Which architecture should I use?

Unfortunately, there is no simple answer.  In fact some commercial solutions include support for all of them, in order to optimize different customers’ use cases.  However, there are some general rules of thumb that you can use.

If you are providing an audio only service, or need interoperability with legacy devices, then the Mixer architecture is likely the most appropriate for you.   Also, in some cases where the cost of the infrastructure is not an issue, and the participants have very heterogeneous connectivity, this can be a good solution.

If you are building a service to be used by users with really good connections and powerful devices (i.e. an internal corporate service), and the number of participants is limited, then you may get good results with a Mesh architecture.

In general if you are providing a large scale service, preference should be given to the Router approach.   At the end of the day, the router solution is closest to the Internet paradigm of putting the intelligence in the border of the network, to achieve better scalability and flexibility when building the end user applications.

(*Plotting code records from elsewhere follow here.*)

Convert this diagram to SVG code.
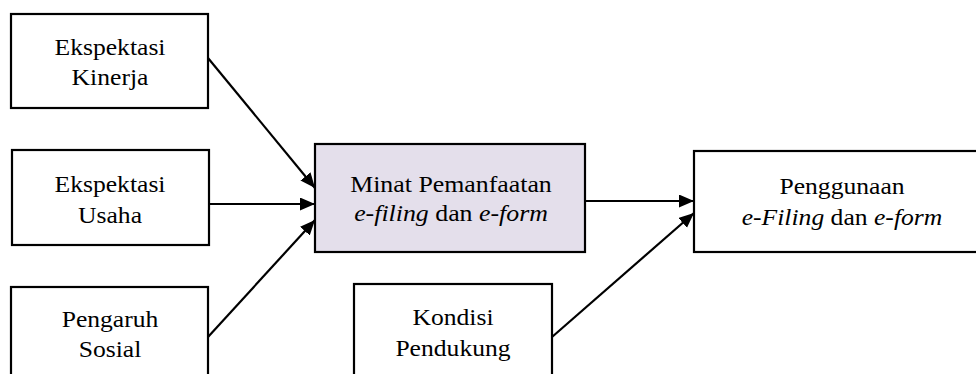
<svg xmlns="http://www.w3.org/2000/svg" width="976" height="374" viewBox="0 0 976 374">
<style>
.box{fill:#ffffff;stroke:#000000;stroke-width:2.2}
.hl{fill:#e4dfeb}
.c{fill:none;stroke:#000000;stroke-width:2.2}
</style>
<defs>
<marker id="ah" markerUnits="userSpaceOnUse" markerWidth="16" markerHeight="14" refX="15" refY="6.5" orient="auto">
<path d="M0,0 L15,6.5 L0,13 Z" fill="#000000"/>
</marker>
</defs>
<rect x="0" y="0" width="976" height="374" fill="#ffffff"/>
<g id="connectors">
<line class="c" x1="208" y1="58" x2="315" y2="188" marker-end="url(#ah)"/>
<line class="c" x1="209" y1="204" x2="315" y2="204" marker-end="url(#ah)"/>
<line class="c" x1="208" y1="337" x2="315" y2="220" marker-end="url(#ah)"/>
<line class="c" x1="585" y1="201" x2="694" y2="201" marker-end="url(#ah)"/>
<line class="c" x1="552" y1="337" x2="694" y2="213" marker-end="url(#ah)"/>
</g>
<g font-family="Liberation Serif, serif" font-size="23.5" fill="#000000" text-anchor="middle">
<g id="ekspektasi-kinerja">
<rect class="box" x="11" y="14" width="197" height="94"/>
<g transform="translate(110 0) scale(1.09 1)">
<text x="0" y="55">Ekspektasi</text>
<text x="0" y="85">Kinerja</text>
</g>
</g>
<g id="ekspektasi-usaha">
<rect class="box" x="12" y="150" width="197" height="95"/>
<g transform="translate(110 0) scale(1.09 1)">
<text x="0" y="192">Ekspektasi</text>
<text x="0" y="223">Usaha</text>
</g>
</g>
<g id="pengaruh-sosial">
<rect class="box" x="11" y="287" width="197" height="110"/>
<g transform="translate(110 0) scale(1.09 1)">
<text x="0" y="327">Pengaruh</text>
<text x="0" y="357">Sosial</text>
</g>
</g>
<g id="minat">
<rect class="box hl" x="315" y="144" width="270" height="108"/>
<g transform="translate(451 0) scale(1.1 1)">
<text x="0" y="192">Minat Pemanfaatan</text>
<text x="0" y="221"><tspan font-style="italic">e-filing</tspan> dan <tspan font-style="italic">e-form</tspan></text>
</g>
</g>
<g id="kondisi-pendukung">
<rect class="box" x="354" y="284" width="198" height="110"/>
<g transform="translate(453 0) scale(1.09 1)">
<text x="0" y="325">Kondisi</text>
<text x="0" y="356">Pendukung</text>
</g>
</g>
<g id="penggunaan">
<rect class="box" x="694" y="151" width="300" height="101"/>
<g transform="translate(842 0) scale(1.09 1)">
<text x="0" y="194">Penggunaan</text>
<text x="0" y="225"><tspan font-style="italic">e-Filing</tspan> dan <tspan font-style="italic">e-form</tspan></text>
</g>
</g>
</g>
</svg>
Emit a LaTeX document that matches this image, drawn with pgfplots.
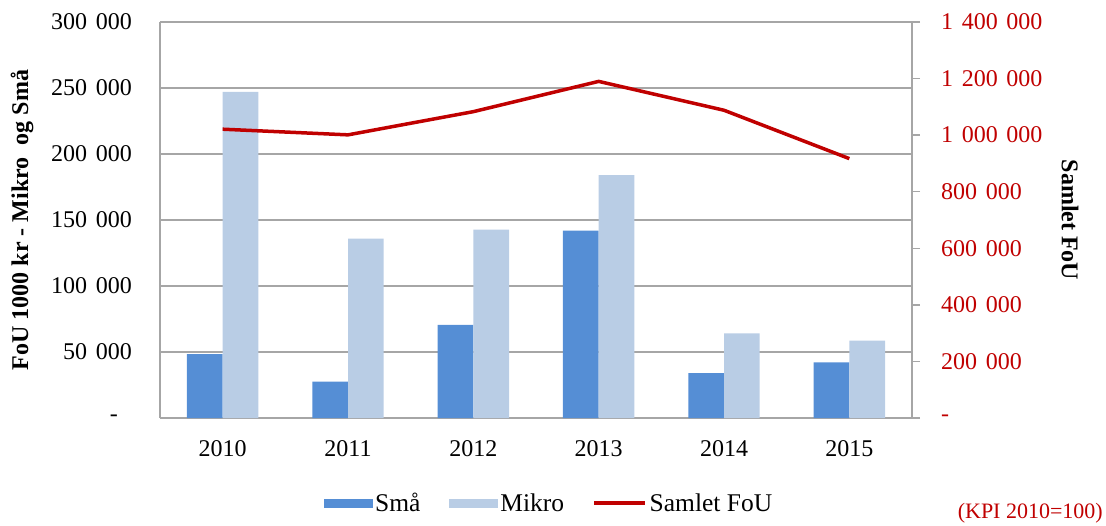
\documentclass[border=0pt]{standalone}
\usepackage{pgfplots}
\pgfplotsset{compat=1.18}
\usepackage{fontspec}
\setmainfont{Liberation Serif}
\definecolor{sma}{HTML}{558ED5}
\definecolor{mikro}{HTML}{B9CDE5}
\definecolor{rd}{HTML}{C00000}
\definecolor{gr}{HTML}{A6A6A6}
\newcommand\F{\fontsize{24}{28.8}\selectfont}
\newcommand\ts{\hspace{0.36em}}
\begin{document}
\begin{tikzpicture}
\begin{axis}[name=ax, scale only axis, width=752pt, height=396pt,
  xmin=-0.5, xmax=5.5, ymin=0, ymax=300000,
  axis x line*=bottom, axis y line*=left,
  axis line style={gr, line width=1.3pt},
  ybar=0pt, bar width=35.7pt,
  xtick={0,1,2,3,4,5}, xticklabels={2010,2011,2012,2013,2014,2015},
  major tick length=0pt,
  ytick={0,50000,100000,150000,200000,250000,300000},
  yticklabels={{-\kern14pt}, 50\ts000, 100\ts000, 150\ts000, 200\ts000, 250\ts000, 300\ts000},
  scaled y ticks=false,
  ymajorgrids, grid style={gr, line width=1.3pt},
  tick label style={font=\F, inner sep=0pt},
  yticklabel style={anchor=east}, yticklabel shift=28pt,
  xticklabel style={anchor=north}, xticklabel shift=22pt,
  legend columns=3,
  legend style={at={(0.5175,-0.215)}, anchor=center, draw=none, font=\fontsize{25.5}{30}\selectfont,
    nodes={inner sep=2.5pt},
    /tikz/every even column/.append style={column sep=26pt}},
]
\addplot[fill=sma, draw=none,
  legend image code/.code={\fill[sma] (0pt,-4.5pt) rectangle (49pt,4.5pt);}]
  coordinates {(0,48400) (1,27500) (2,70600) (3,142000) (4,34000) (5,42200)};
\addplot[fill=mikro, draw=none,
  legend image code/.code={\fill[mikro] (0pt,-4.5pt) rectangle (49pt,4.5pt);}]
  coordinates {(0,247000) (1,135900) (2,142700) (3,183900) (4,64100) (5,58600)};
\addlegendimage{legend image code/.code={\draw[rd, line width=3.5pt] (0pt,0pt) -- (51pt,0pt);}}
\legend{Små, Mikro, Samlet FoU}
\end{axis}
\begin{axis}[scale only axis, width=752pt, height=396pt,
  xmin=-0.5, xmax=5.5, ymin=0, ymax=1400000,
  hide x axis,
  axis y line*=right,
  axis line style={gr, line width=1.3pt},
  ytick={0,200000,400000,600000,800000,1000000,1200000,1400000},
  yticklabels={-, 200\ts000, 400\ts000, 600\ts000, 800\ts000, 1\ts000\ts000, 1\ts200\ts000, 1\ts400\ts000},
  scaled y ticks=false,
  tick align=outside, major tick length=8pt,
  ytick style={gr, line width=1.3pt},
  yticklabel style={font=\F, text=rd, anchor=west, inner sep=0pt},
  yticklabel shift=21pt,
]
\addplot[rd, line width=3.5pt, mark=none]
  coordinates {(0,1021000) (1,1001000) (2,1083000) (3,1190000) (4,1088000) (5,917000)};
\end{axis}
\node[rotate=90, font=\F\bfseries] at ([xshift=-138pt]ax.west) {FoU 1000 kr - Mikro\hspace{0.5em}og Små};
\node[rotate=-90, font=\F\bfseries] at ([xshift=158pt]ax.east) {Samlet FoU};
\node[anchor=east, text=rd, font=\fontsize{22}{26}\selectfont, inner sep=0pt] at ([xshift=191pt,yshift=-95pt]ax.south east) {(KPI 2010=100)};
\pgfresetboundingbox
\path[use as bounding box] ([xshift=-160pt,yshift=-108pt]ax.south west) rectangle ([xshift=194pt,yshift=22pt]ax.north east);
\end{tikzpicture}
\end{document}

What is missing in WebRTC?

Even if there are both commercial and free solutions that provide multiparty services on WebRTC, there are still issues that need to be addressed in the base technology to enable an even better user experience.  These include:

  1. Improved audio processing and coding, specially in the acoustic echo cancellation and noise suppression algorithms.
  2. More advanced and flexible congestion control, allowing developers to modify on-the-fly, the parameters of streams, such as bitrate, quality, or resolution of video.
  3. Simulcast and layered video coding support to adapt the original video stream to the capabilities of each receiver independently, without expensive transcoding.    In case of simulcast, it can be done today with some workarounds. However, in the case of VP8 layered video coding, it is only possible today by hacking WebRTC codebase.

All in all, we are in a good position to start providing multiparty services to our customers based on WebRTC technology. As the standards evolve, as more APIs are provided, and as better implementations in more browsers are shipped, the future of web based video conferencing becomes even more promising.